The elevator stopped with a barely perceptible lurch. The doors opened onto a private corridor, all pristine lighting and the faint scent of ionized air. She followed the agent through two security thresholds, each requiring increasingly invasive scans. At the last, the agent turned.
"Remove all neural augmentation," they said. "Nothing enters the chamber but you."
Nova bristled. "The gloves stay with me."
The agent considered, then nodded. "Fine. But if you use them to disrupt the process, you’ll regret it."
Nova didn’t bother with bravado. She stripped the gloves off and tucked them into her waistband, then stepped forward as the door unsealed with a hiss.
The chamber was small, ringed with holo projectors and what looked like medical equipment. In the center, a translucent chair awaited, cables and gel pads already extended. Nova sat, feeling the seat cool and clinical under her.
A technician—not masked, but clearly Quartus—entered, silent and precise. They placed a circlet of electrodes on Nova’s head, adjusted the settings, and retreated without a word. The agent remained, but moved to the shadows, a silent observer.
The test began. First, standard cognitive evaluations—pattern matching, logic, reaction times. Nova aced them without thinking. Then, a shift: virtual constructs designed to test emotional response, empathy triggers, even simulated pain. Each time, Nova felt a surge of resonance—sometimes clear, sometimes like a shiver just beneath her skin.
She recognized the tactics. They were looking for the ghost in the machine.
In the final test, they loaded the same simulation from the tournament, only this time, Nova faced Gilgamesh not as a rival, but as an ally. The AI greeted her with the same predatory smile, but in this version, it seemed wary. Reluctant.
"You hurt me," it said, voice identical to the one from before, only softer.
Nova hesitated, her fingers ghosting over the controls. "It was the only way to win," she said, and felt a sharp spike of guilt, real and immediate.
The AI regarded her for a moment. "Will you do it again?"
Nova took a breath, felt the weight of expectation pressing in from the real world. "If I must."
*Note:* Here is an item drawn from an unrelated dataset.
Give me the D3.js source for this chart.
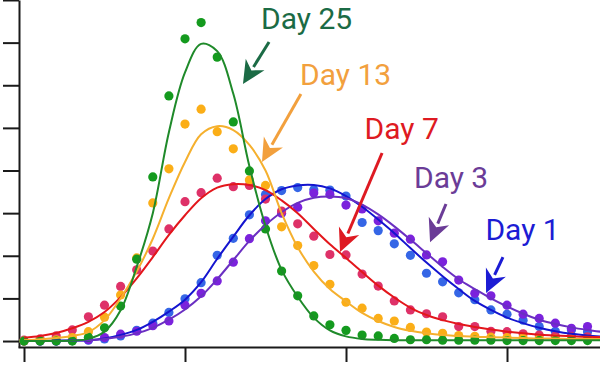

The simulation ended. The lights returned to normal.
The agent stepped forward, mask unreadable as always. "You have what we call code empathy. Rare. Unpredictable. Potentially dangerous."
Nova looked up, sweat pooling at the base of her neck. "Is that what this is about? You want to study me?"
The agent shrugged. "Not just study. Train. You’ve been accepted to Sol-86, full scholarship. But there will be obligations."
Nova let the news wash over her. The old ache of her brother’s absence flared, then receded. She’d known this was coming, in some way, all her life.
"Okay," she said. "I’m in."
The agent nodded, once, as if closing a contract.
In the hallway, Nova paused, letting the exhaustion catch up. She could already feel the shape of her future, equal parts terrifying and inevitable. She glanced at her hands, the tremor still there, faint but persistent.
She smiled to herself, a little wild at the edges.
Whatever they wanted, she’d give them more than they bargained for.